Probabilmente ora Limonov starà vivendo gli anni che ha davanti a sé con gli stessi interrogativi, prigioniero del suo vissuto mirabolante e inquietante, pieno di rimpianti per gli anni del sesso e del successo, delle fughe d’amore e della lotta ai padroni: se pensate di iscrivervi al partito di opposizione più estremo della Russia dei nostri giorni, Limonov leggerà la vostra richiesta e sarà lieto di inviarvi una tessera che vi vedrà fieri membri dell’elettorato nazional-bolscevico.
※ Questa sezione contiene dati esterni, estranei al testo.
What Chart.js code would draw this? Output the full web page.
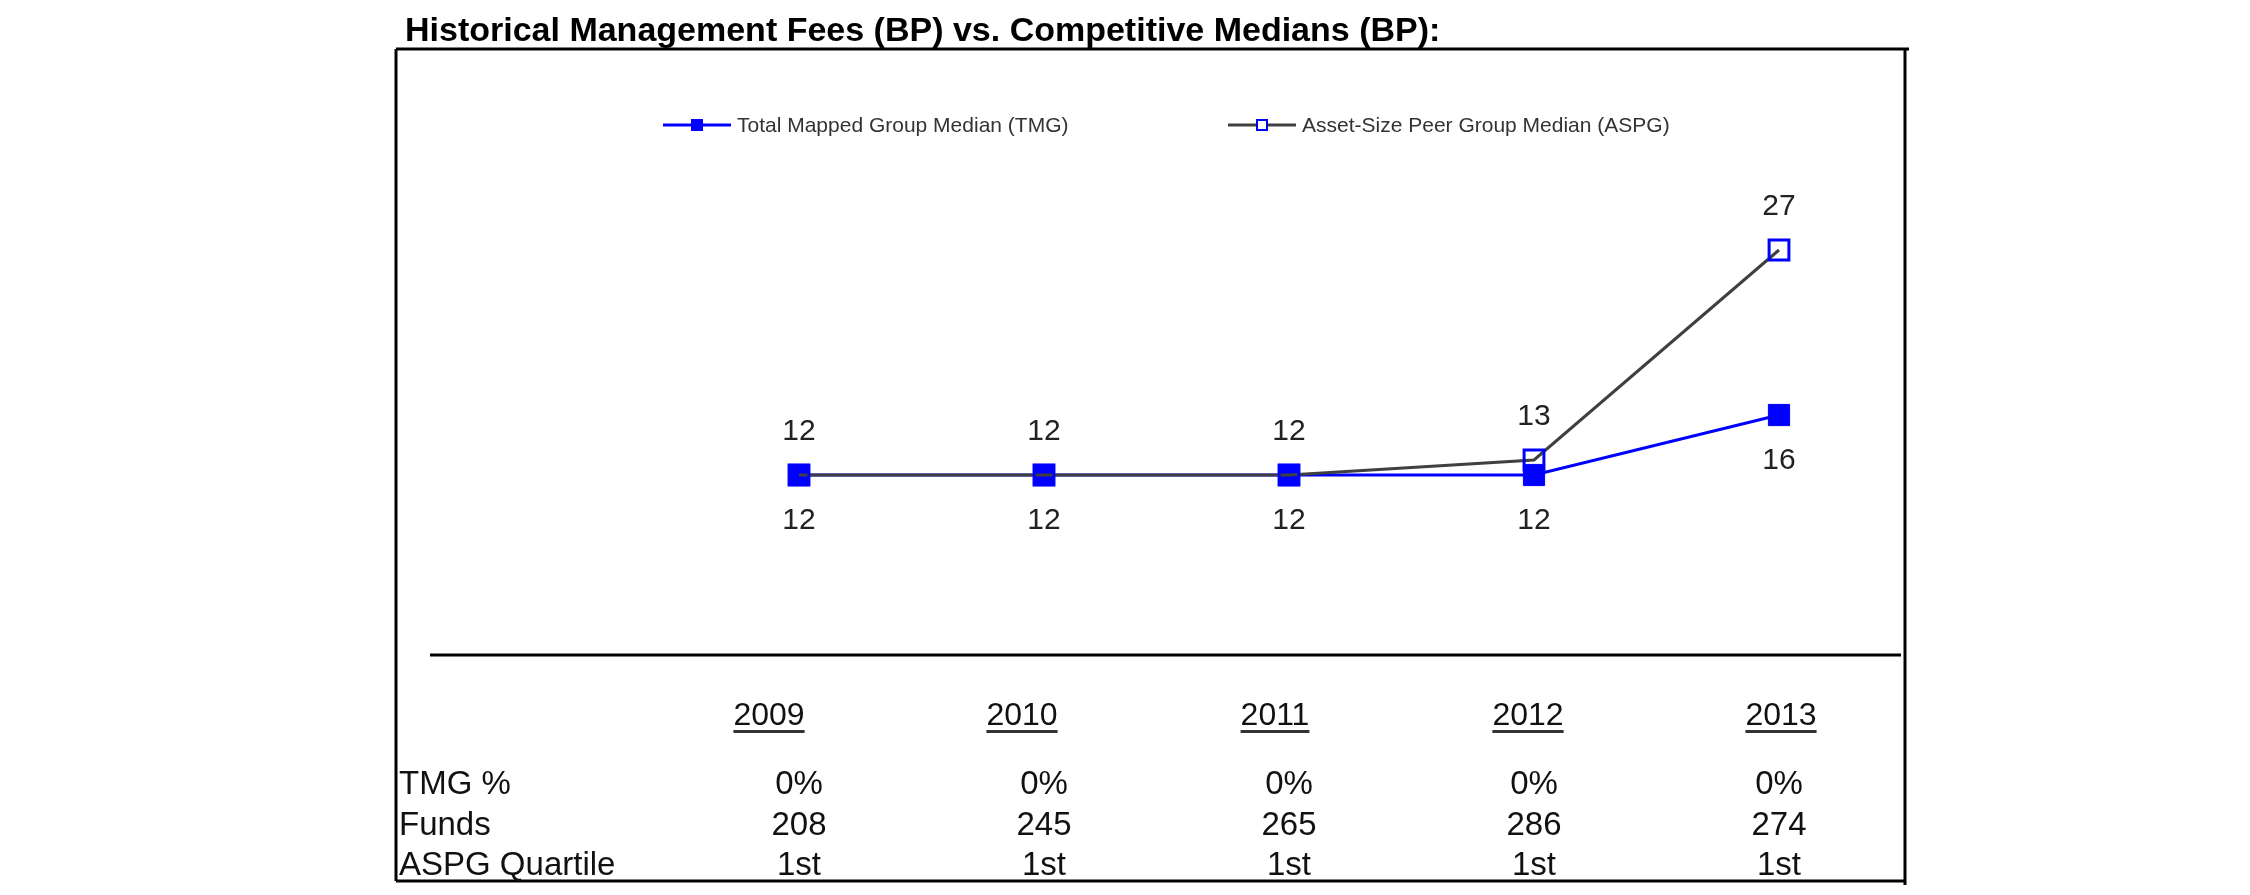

A differenza di altri oppositori politici (Khodorkovsky) e non (Anna Politkovskaja), Limonov è ancora “libero” – quantomeno da vivo – di dire la sua, malgrado tutti sappiano che la sua deriva fascista e nazional-popolare lo porterà soltanto più lontano dalla realtà della gente, quella stessa realtà che dalle sue poesie di adolescente ai suoi articoli da oppositore del regime, ha sempre disperatamente ambito a descrivere con crudezza e vividità.

Come cruda e vivida è stata, del resto, la sua ascesa verso la discesa, sapientemente narrata da Emmanuel Carrère nel libro che ha voluto dedicare a quella “odissea”, così intensa e roboante da portarlo ad iniziare il racconto così: “Eduard Limonov non è un personaggio inventato“.